犬の散歩でいつも通りかかる家の通りに面した窓際で、いつもおじいちゃんが木工細工を作っている。
その小さな部屋は、お城などの木工細工でぎっしりと埋め尽くされていて、
いつもいつもおじいちゃんは、何かしらの木工細工を作っているのだ。
じっと見るわけにもいかないので、通りすがりにさりげなく覗いているだけなので詳しくはわからないけど、色んな種類の木工細工を作っている様子。
そして、その家の玄関口にかかっている鳥かごには、
黄色い2匹のインコがいる。
いつ見てもその2匹はじっと向かい合って見つめ合っているので、
「仲良しでラブラブなインコだなあ」と、暖かい気持ちになる。
通りかかるたびにこの2匹のラブラブインコを見るのもひそかな楽しみだ。
さて。冬至の今日は、日の出の時刻が遅い。
いつもの朝の散歩の時間になってもまだ暗いせいか、
りつりんは目覚めが悪いようでグズグズしていたので、
明るくなってから散歩にいった。
そして、木工細工のおじいちゃんの家の前を通りかかると、
窓にはカーテンがかかっていた。
さすがに早朝なのでまだおじいちゃんは作業をしていないのだな。
そしていつもの通り、2匹のインコの様子を確認する。
今日も2匹はやはり向かい合っている。
「いつもラブラブだなあ。」
おじいちゃんがいないので、いつもよりじっくり2匹を見ることができた。
で、じっくり見ていると、ある異変に気が付いた。
1匹のインコの羽の色が不自然だ。
・・ていうか、1匹のインコは、作り物だ!
あれー。なんで?
で、もう1匹に目を移すと、
なんと、もう1匹のインコも、作り物だった!
「あれー?!もしかして、死んじゃったのかな・・?」
なぜか、先ずそう考えてしまった。
インコが死んでしまったけど、悲しいので、同じような人形を置いているのか、と。
おじいちゃんもいないので、
しばらく鳥かごを見つめ続けながら、思考を整理する。
いや。
もしかすると、最初からずっと、作り物だったのかもしれない。
そもそも、この家のおじいちゃんの趣味は、木工細工だ!
犬の散歩を始めてから2年以上。
少なくとも2年以上は、ずっとこの2匹のインコを本物だと思い続けていたので、
いまだにずっと作り物だったとは信じられないのだけれども。
しかしそういえば確かに見つめ合っている以外の状態であったことはなかったかもしれない。

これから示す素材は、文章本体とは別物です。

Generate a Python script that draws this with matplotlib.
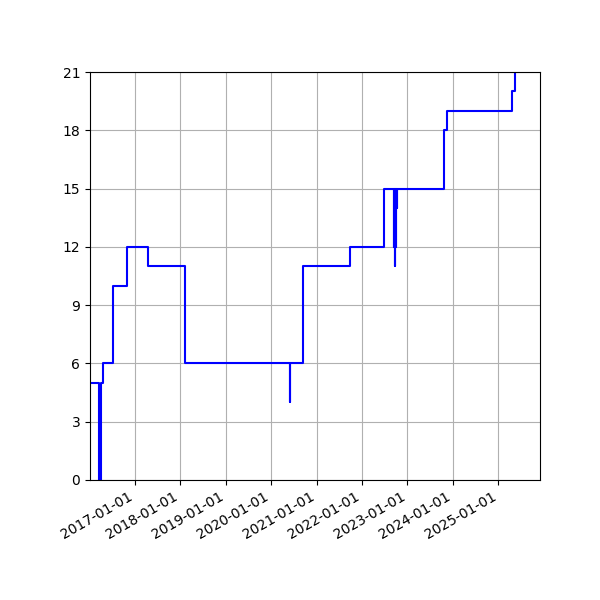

信じられない気持ちで、夕方の散歩の時に改めて通りかかりがてら確かめてみたら、
やっぱりインコは作り物だった。
そして、おじいちゃんは、たくさんのコケシを並べて色付けをしているところだった。
おじいちゃんは趣味で木工細工を作っていると思っていたのだけど、
もしかしたら、これは仕事なのかもしれない。
このコケシの量と捌き方からして、趣味の作り方には見えない。
なんだか色んなことが急にきちんと見えてきた。
それでもいまだに前に見ていた2匹のインコは生きていたとしか思えないのだけど。